Let $n_i$ the multiplicity of $\lambda_i$ then $$\left\{\begin{array}{ccc}n_1\lambda_1+\cdots+n_r\lambda_r&=&0 \\ \vdots & & \vdots \\ n_1\lambda_1^r+\cdots+n_r\lambda_r^r&=&0\end{array}\right.$$ So we have $$\left(\begin{array}{cccc}\lambda_1&\lambda_2&\cdots&\lambda_r\\\lambda_1^2 & \lambda_2^2 & \cdots & \lambda_r^2 \\ \vdots & \vdots & \vdots & \vdots \\ \lambda_1^r & \lambda_2^r & \cdots & \lambda_r^r\end{array}\right)\left(\begin{array}{c}n_1 \\ n_2 \\ \vdots \\ n_r \end{array}\right)=\left(\begin{array}{c}0 \\ 0\\ \vdots \\ 0\end{array}\right)$$ But $$\mathrm{det}\left(\begin{array}{cccc}\lambda_1&\lambda_2&\cdots&\lambda_r\\\lambda_1^2 & \lambda_2^2 & \cdots & \lambda_r^2 \\ \vdots & \vdots & \vdots & \vdots \\ \lambda_1^r & \lambda_2^r & \cdots & \lambda_r^r\end{array}\right)=\lambda_1\cdots\lambda_r\,\mathrm{det}\left(\begin{array}{cccc} 1 & 1 & \cdots & 1 \\ \lambda_1&\lambda_2&\cdots&\lambda_r\\\lambda_1^2 & \lambda_2^2 & \cdots & \lambda_r^2 \\ \vdots & \vdots & \vdots & \vdots \\ \lambda_1^{r-1} & \lambda_2^{r-1} & \cdots & \lambda_r^{r-1}\end{array}\right)\neq 0$$ (Vandermonde)

So the system has a unique solution which is $n_1=\ldots=n_r=0$. Contradiction.

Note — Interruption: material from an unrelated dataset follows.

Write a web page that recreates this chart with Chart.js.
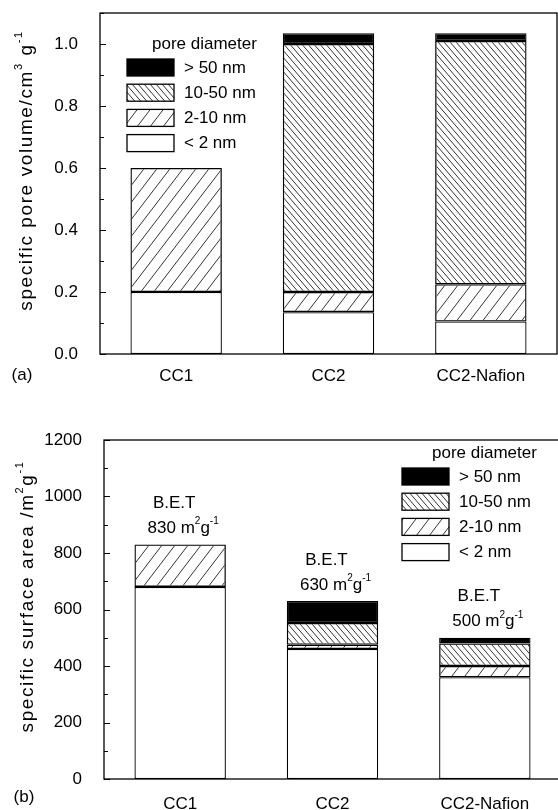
<!DOCTYPE html>
<html>
<head>
<meta charset="utf-8">
<script src="https://cdn.jsdelivr.net/npm/chart.js@4.4.1/dist/chart.umd.min.js"></script>
<style>
  html, body { margin: 0; padding: 0; background: #fff; overflow: hidden; }
  body { width: 558px; height: 810px; position: relative; }
  #volumeChart { position: absolute; left: 0; top: 0; }
  #areaChart { position: absolute; left: 0; top: 400px; }
</style>
</head>
<body>
<canvas id="volumeChart" width="558" height="400"></canvas>
<canvas id="areaChart" width="562" height="410"></canvas>
<script>
const samples = ['CC1', 'CC2', 'CC2-Nafion'];
const poreClasses = ['< 2 nm', '2-10 nm', '10-50 nm', '> 50 nm'];

// (a) specific pore volume, cm3/g
const volMicro = [0.2, 0.135, 0.105];
const volSmallMeso = [0.4, 0.065, 0.12];
const volLargeMeso = [0, 0.8, 0.785];
const volMacro = [0, 0.035, 0.025];

// (b) specific surface area, m2/g
const areaMicro = [680, 460, 360];
const areaSmallMeso = [150, 15, 40];
const areaLargeMeso = [0, 77, 80];
const areaMacro = [0, 78, 20];

const FONT = "'Liberation Sans', Arial, sans-serif";

// diagonal hatch tile, forward = '/', otherwise '\'
function hatch(w, h, forward) {
    const c = document.createElement('canvas');
    c.width = w;
    c.height = h;
    const g = c.getContext('2d');
    g.strokeStyle = '#333';
    g.lineWidth = 1;
    [-w, 0, w].forEach(dx => {
        g.beginPath();
        if (forward) {
            g.moveTo(dx, h);
            g.lineTo(dx + w, 0);
        } else {
            g.moveTo(dx, 0);
            g.lineTo(dx + w, h);
        }
        g.stroke();
    });
    return g.createPattern(c, 'repeat');
}

const fills = ['#ffffff', hatch(13, 17, true), hatch(6, 7, false), '#000000'];

function makeDatasets(series) {
    return series.map((data, i) => ({
        label: poreClasses[i],
        data: data,
        backgroundColor: fills[i],
        borderColor: '#000',
        borderWidth: 1.3,
        borderSkipped: false,
        barPercentage: 0.6,
        categoryPercentage: 1.0
    }));
}

// text with superscript parts: [[text, isSup], ...]
function drawRich(ctx, parts, x, y, size, align) {
    const supSize = Math.round(size * 0.6);
    let total = 0;
    const widths = parts.map(p => {
        ctx.font = (p[1] ? supSize : size) + 'px ' + FONT;
        const w = ctx.measureText(p[0]).width;
        total += w;
        return w;
    });
    let cx = align === 'center' ? x - total / 2 : x;
    ctx.textAlign = 'left';
    ctx.textBaseline = 'middle';
    parts.forEach((p, i) => {
        ctx.font = (p[1] ? supSize : size) + 'px ' + FONT;
        ctx.fillText(p[0], cx, p[1] ? y - size * 0.4 : y);
        cx += widths[i];
    });
}

const decorPlugin = {
    id: 'decor',
    afterDraw(chart, args, opts) {
        const ctx = chart.ctx;
        const area = chart.chartArea;
        const yScale = chart.scales.y;
        const xScale = chart.scales.x;
        ctx.save();
        ctx.fillStyle = '#000';
        ctx.strokeStyle = '#000';
        ctx.lineWidth = 1.3;
        ctx.strokeRect(area.left, area.top, area.right - area.left, area.bottom - area.top);

        // inward tick marks
        ctx.lineWidth = 1;
        yScale.ticks.forEach(t => {
            const py = Math.round(yScale.getPixelForValue(t.value)) + 0.5;
            const len = t.label ? 6 : 4;
            ctx.beginPath();
            ctx.moveTo(area.left, py);
            ctx.lineTo(area.left + len, py);
            ctx.stroke();
        });

        // axis title
        ctx.save();
        ctx.translate(opts.titleX, (area.top + area.bottom) / 2 - 13);
        ctx.rotate(-Math.PI / 2);
        if ('letterSpacing' in ctx) ctx.letterSpacing = '1.6px';
        drawRich(ctx, opts.title, 0, 0, 19, 'center');
        ctx.restore();

        // panel letter
        ctx.font = '17px ' + FONT;
        ctx.textAlign = 'center';
        ctx.textBaseline = 'middle';
        ctx.fillText(opts.panel, area.left + opts.panelDx, area.bottom + opts.panelDy);

        // legend
        const lg = opts.legend;
        const boxLeft = lg.fromRight ? area.right - lg.x : area.left + lg.x;
        ctx.font = '17px ' + FONT;
        ctx.textAlign = 'left';
        ctx.fillText('pore diameter', boxLeft + lg.titleDx, area.top + lg.titleDy);
        for (let k = 0; k < poreClasses.length; k++) {
            const i = poreClasses.length - 1 - k;
            const top = area.top + lg.firstTop + k * 25.2;
            ctx.fillStyle = fills[i];
            ctx.fillRect(boxLeft, top, 47, 17);
            ctx.strokeStyle = '#000';
            ctx.lineWidth = 1.3;
            ctx.strokeRect(boxLeft, top, 47, 17);
            ctx.fillStyle = '#000';
            ctx.fillText(poreClasses[i], boxLeft + 57, top + 9);
        }

        // B.E.T annotations above the stacked totals
        if (opts.bet) {
            const meta = chart.data.datasets;
            samples.forEach((s, j) => {
                let total = 0;
                meta.forEach(d => { total += d.data[j]; });
                const px = xScale.getPixelForValue(j);
                const py = yScale.getPixelForValue(total);
                ctx.font = '17px ' + FONT;
                ctx.textAlign = 'center';
                ctx.textBaseline = 'middle';
                ctx.fillText('B.E.T', px - 6, py - 41);
                drawRich(ctx, [[String(total) + ' m', false], ['2', true], ['g', false], ['-1', true]], px + 3, py - 16, 17, 'center');
            });
        }
        ctx.restore();
    }
};

function makeChart(id, series, yOpts, decor, layout) {
    const ctx = document.getElementById(id).getContext('2d');
    return new Chart(ctx, {
        type: 'bar',
        data: {
            labels: samples,
            datasets: makeDatasets(series)
        },
        options: {
            responsive: false,
            animation: false,
            layout: { padding: layout.padding },
            scales: {
                x: {
                    stacked: true,
                    grid: { display: false },
                    border: { display: false },
                    ticks: { color: '#000', font: { size: 17, family: FONT }, padding: layout.xPad },
                    afterFit: scale => { scale.height = layout.xHeight; }
                },
                y: {
                    stacked: true,
                    min: 0,
                    max: yOpts.max,
                    grid: { display: false },
                    border: { display: false },
                    ticks: {
                        stepSize: yOpts.step,
                        autoSkip: false,
                        color: '#000',
                        padding: 14,
                        font: { size: 17, family: FONT },
                        callback: yOpts.label
                    },
                    afterFit: scale => {
                        scale.width = layout.yWidth;
                        scale.paddingTop = 0;
                        scale.paddingBottom = 0;
                    }
                }
            },
            plugins: {
                legend: { display: false },
                tooltip: { enabled: false },
                decor: decor
            }
        },
        plugins: [decorPlugin]
    });
}

makeChart('volumeChart', [volMicro, volSmallMeso, volLargeMeso, volMacro],
    { max: 1.1, step: 0.1, label: v => (Math.round(v * 10) % 2 === 0 ? v.toFixed(1) : '') },
    {
        title: [['specific pore volume/cm', false], ['3', true], [' g', false], ['-1', true]],
        titleX: 27,
        panel: '(a)', panelDx: -78, panelDy: 21,
        legend: { fromRight: false, x: 27, titleDx: 25, titleDy: 31, firstTop: 46 },
        bet: false
    },
    { padding: { top: 13, right: 1, left: 0, bottom: 0 }, xHeight: 46, yWidth: 100, xPad: 4 });

makeChart('areaChart', [areaMicro, areaSmallMeso, areaLargeMeso, areaMacro],
    { max: 1200, step: 100, label: v => (v % 200 === 0 ? String(v) : '') },
    {
        title: [['specific surface area /m', false], ['2', true], ['g', false], ['-1', true]],
        titleX: 28,
        panel: '(b)', panelDx: -80, panelDy: 18,
        legend: { fromRight: true, x: 159, titleDx: 30, titleDy: 13, firstTop: 28 },
        bet: true
    },
    { padding: { top: 40, right: 1, left: 0, bottom: 0 }, xHeight: 31, yWidth: 104, xPad: 7 });
</script>
</body>
</html>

If the eigenvalues of $A$ are $\lambda_1$, $\dots$, $\lambda_n$, then the eigenvalues of $A^k$ are $\lambda_1^k$, $\dots$, $\lambda_n^k$. It follows that if all powers of $A$ have zero trace, then $$\lambda_1^k+\dots+\lambda_n^k=0\qquad\text{for all $k\geq1$.}$$ Using Newton's identities to express the elementary symmetric functions of the $\lambda_i$'s in terms of their power sums, we see that all the coefficients of the characteristic polynomial of $A$ (except that of greatest degree, of course) are zero. This means that $A$ is nilpotent.

Here is an argument that does not involve Newton's identities, although it is still closely related to symmetric functions. Write $$f(z) = \sum_{k\ge 0} z^k \text{tr}(A^k) = \sum_{i=1}^n \frac{1}{1 - z \lambda_i}$$

where $\lambda_i$ are the eigenvalues of $A$. As a meromorphic function, $f(z)$ has poles at the reciprocals of all of the nonzero eigenvalues of $A$. Hence if $f(z) = n$ identically, then there are no such nonzero eigenvalues.

The argument using Newton's identities, however, proves the stronger statement that we only need to require $\text{tr}(A^k) = 0$ for $1 \le k \le n$. Newton's identities are in fact equivalent to the identity $$f(z) = n - \frac{z p'(z)}{p(z)}$$

where $p(z) = \prod_{i=1}^n (1 - z \lambda_i)$. To prove this identity it suffices to observe that $$\log p(z) = \sum_{i=1}^n \log (1 - z \lambda_i)$$

and differentiating both sides gives $$\frac{p'(z)}{p(z)} = \sum_{i=1}^n \frac{- \lambda_i}{1 - z \lambda_i}.$$

(The argument using Newton's identities is also valid over any field of characteristic zero.)